President Obama said his administration was willing to "tell the hard truths even when it's hard," and elaborated on his recently announced bipartisan deficit commission which held its first meeting today at the White House.
During the remarks from the Rose Garden, Mr. Obama pointed to the deficit he inherited when he took office, blaming those who came before him.
"For years, folks in Washington deferred politically difficult decisions and avoided telling hard truths about the nature of the problem ," he said.
In the last fiscal year, the federal government ran a record $1.4 trillion deficit, and the national debt is now almost $13 trillion.
The president touted some steps he has proposed to lower the deficit, including calling for "pay as you go" rules to be restored, promising to go line by line in the budget to find savings and seeking a three year freeze on discretionary government spending in the budget for the next fiscal year.
But he had this message to add: "But all these steps, while significant, are simply not enough."
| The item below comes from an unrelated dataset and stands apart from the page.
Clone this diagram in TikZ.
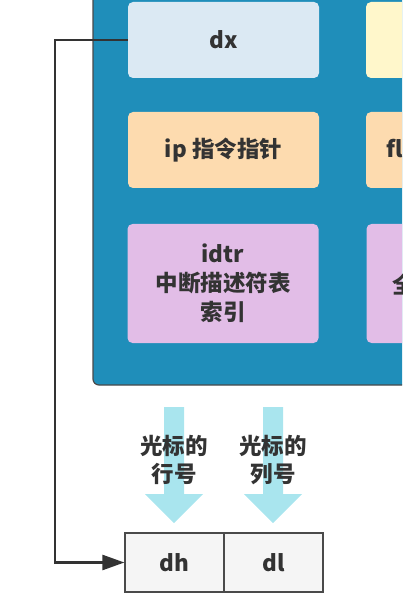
\documentclass[tikz,border=0pt]{standalone}
\usepackage{fontspec}
\setmainfont{Noto Sans CJK SC}
\usetikzlibrary{arrows.meta}
\definecolor{panelblue}{HTML}{1F8EBA}
\definecolor{panelline}{HTML}{4A4A4A}
\definecolor{dxblue}{HTML}{DBE9F3}
\definecolor{regyellow}{HTML}{FFF7CB}
\definecolor{regpeach}{HTML}{FDDBAF}
\definecolor{regpurple}{HTML}{E2BDE7}
\definecolor{hintcyan}{HTML}{A9E5EE}
\definecolor{txtgray}{HTML}{333333}
\tikzset{
  reg/.style={rounded corners=5pt, minimum width=191pt, minimum height=76pt,
    inner sep=0pt, align=center, text=txtgray,
    font=\bfseries\fontsize{22.5}{29}\selectfont},
  half/.style={draw=panelline, line width=1.2pt, fill=black!4, minimum width=99pt,
    minimum height=59pt, inner sep=0pt, text=txtgray,
    font=\bfseries\fontsize{22.5}{29}\selectfont},
  hint/.style={text=txtgray, align=center, font=\bfseries\fontsize{22.5}{27.5}\selectfont},
  conn/.style={draw=txtgray, line width=2.5pt, -{Triangle[length=22pt,width=15pt]}}
}
\begin{document}
\begin{tikzpicture}[x=1pt,y=-1pt]
  \useasboundingbox (0,0) rectangle (402,609);
  \clip (0,0) rectangle (402,609);
  % register panel
  \draw[fill=panelblue,draw=panelline,line width=1.2pt,rounded corners=6pt] (93,-30) rectangle (440,385);
  \node[reg,fill=dxblue] (dx) at (223.5,40) {dx};
  \node[reg,fill=regyellow] (cx) at (461.5,40) {};
  \node[reg,fill=regpeach] (ip) at (223.5,150) {ip 指令指针};
  \node[reg,fill=regpeach,minimum height=76pt] (flags) at (461.5,150) {};
  \node[text=txtgray,anchor=west,inner sep=0pt,font=\bfseries\fontsize{22.5}{29}\selectfont] (fl) at (386,149) {fl};
  \node[reg,fill=regpurple,minimum height=119pt] (idtr) at (223,283.5) {idtr\\中断描述符表\\索引};
  \node[reg,fill=regpurple,minimum height=119pt] (gdtr) at (462,283.5) {};
  \node[text=txtgray,anchor=west,inner sep=0pt,font=\bfseries\fontsize{22.5}{29}\selectfont] (quan) at (392,285) {全};
  % dh dl
  \node[half] (dh) at (174.5,562.5) {dh};
  \node[half] (dl) at (273.5,562.5) {dl};
  % hint arrows
  \foreach \cx/\what [count=\i] in {174/行号,273/列号}{
    \fill[hintcyan] (\cx-10,407) -- (\cx+10,407) -- (\cx+10,494) -- (\cx+29,494)
      -- (\cx,523) -- (\cx-29,494) -- (\cx-10,494) -- cycle;
    \node[hint] (hint\i) at (\cx,460) {光标的\\\what};
  }
  \draw[conn] (dx.west) -- ++(-73,0) |- (dh.west);
\end{tikzpicture}
\end{document}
"I've said that it's important that we not restrict the review or the recommendations that this commission comes up with in any way ," Mr. Obama added. "Everything has to be on the table."
The 18-member commission, being spearheaded by Erskine Bowles and Alan Simpson, has been instructed not to deliver its recommendations for cutting costs until after the November election.
"Of course, this means that all of you, our friends in the media, will ask me and others once a week or once a day about what we're willing to rule out or rule in when it comes to the recommendations of the commission," said the president. "That's an old Washington game."
The president stressed repeatedly that deficit reform is often overshadowed by "politics of the moment," and "special interest pressures."
"I think I've shown over the last year that I'm willing to do things even when they're not popular," said Mr. Obama, and urged the panel to finally end "an already severe fiscal crisis brought on by decades of bad fiscal habits in Washington."